Não respondo nada, apenas fico calado até chegarmos à sala de serviços.
— Obrigado.
Antes que eu pudesse entrar e buscar o tão esperado café do Hayashi, uma sirene dispara. De repente, as portas das salas são abertas e as pessoas correm desesperadas de um lado para o outro. Inicialmente imaginei ser algum incêndio ou algo do tipo, mas os olhares estavam focados nas telas.
Nolen corre para a sala mais próxima e observa um enorme monitor. Me aproximo lentamente por trás, e finalmente vejo o que causava tanto desespero no olhar de Nolen.
— A Artificial Paradise é como um jogo de xadrez. Vocês são apenas peças que o rei mata quando se tornam desafiadores. Manipulados como bonecos de ventrículo, cegos pela exaustão de trabalho, motivados pela remuneração. Não conseguem ver o que estão fazendo... querem criar um novo mundo metafísico destruindo o mundo real e tudo o que os cercam, acabando com os recursos naturais lhes dado de graça. Tudo isso por quê? Para encher o bolso e elevar o ego estúpido de um velho ambicioso que só pensa em si mesmo? — A voz do homem, coberto por uma roupa completamente preta e uma máscara, ecoa vai por todo o canto do prédio. Tudo estava dando interferência, e os funcionários rapidamente digitavam e tentavam tirar os Shadgels de campo, mas não havia sucesso. Mais uma vez os Shadgels hackeavam os sistemas de Nolen Black para exporem a sujeira debaixo do tapete, com sua alta inteligência e seus discursos rebeldes. — Alguns de nós já fomos como vocês, e uma vez que entram, só podem sair mortos. Conhecemos bem Nolen Black, e seja lá o que ele tenha prometido, não confiem nele. Somos como anjos das sombras, ficamos à espreita da escuridão, observando cada passo de cada um de vocês. Não somos apenas Vigilantes da Internet. Estamos por todo lugar, todo canto, prontos para contra-atacar a qualquer momento.

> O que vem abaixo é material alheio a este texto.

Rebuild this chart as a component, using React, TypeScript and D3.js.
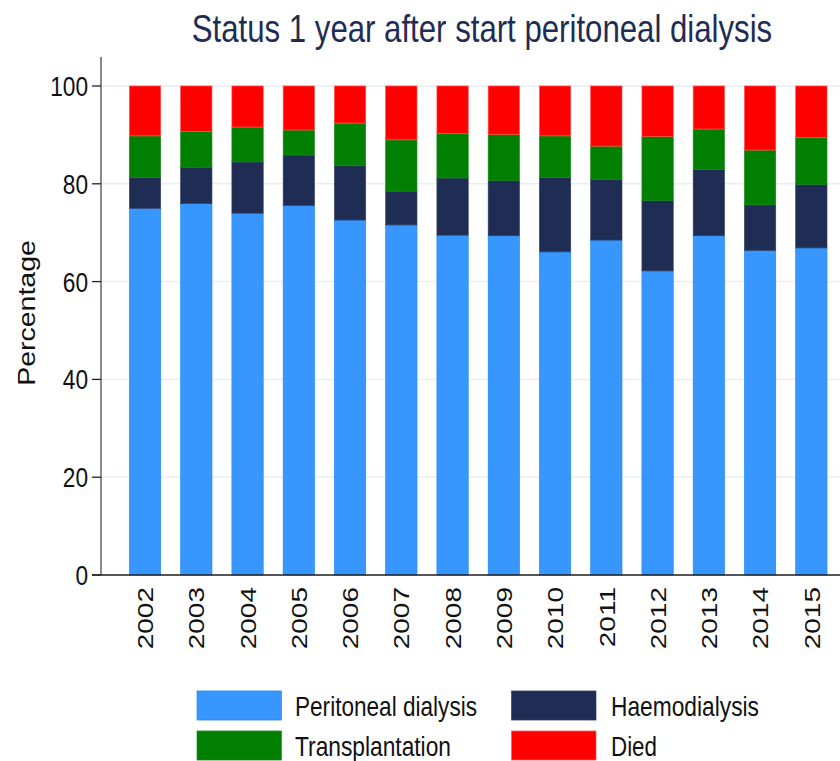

Saio ao lado de Nolen e me sento no painel de controle, vendo que, enquanto os outros funcionários observavam atentamente, chocados, cochichando informações um com os outros, os técnicos de sistema tentavam retirar a interferência dos Shadgels.
O sistema da Artificial Paradise não era tão difícil quanto aparentava. Por mais que eu fosse o novato, o menos experiente ali, eu estudei isso por anos. Meu hobbie na infância era mexer com fios, descobrir e mergulhar na internet, navegar por cada canto e código que era fornecido. Era como se eu tivesse nascido dentro disso, como se a internet fosse parte de mim.
Era o que eu era.
Meus dedos tocavam levemente as teclas, e quase como se eu estivesse em casa, penetrei a segurança do sistema da Artificial Paradise com facilidade. Apesar de ser uma grande empresa tecnológica de inteligência artificial, a segurança era pobre e desprotegida. Fraca e facilmente acessada por qualquer adolescente desocupado de Nova Iorque.
Antes de sumirem da nossa frente por completo, o olhar atrás da máscara de um dos vigilantes me chamou a atenção. Era como se eu o reconhecesse, uma absurda familiaridade que eu não soube explicar de onde vinha.
Eu o conheço de algum lugar. Só não lembro de onde.
— Bom trabalho, garoto. — Nolen se aproxima de mim, enquanto os outros aplaudem o sucesso. — Você é bem inteligente. Ou o time de segurança é fraco demais. Mas, que seja. Bem-vindo à Artificial Paradise.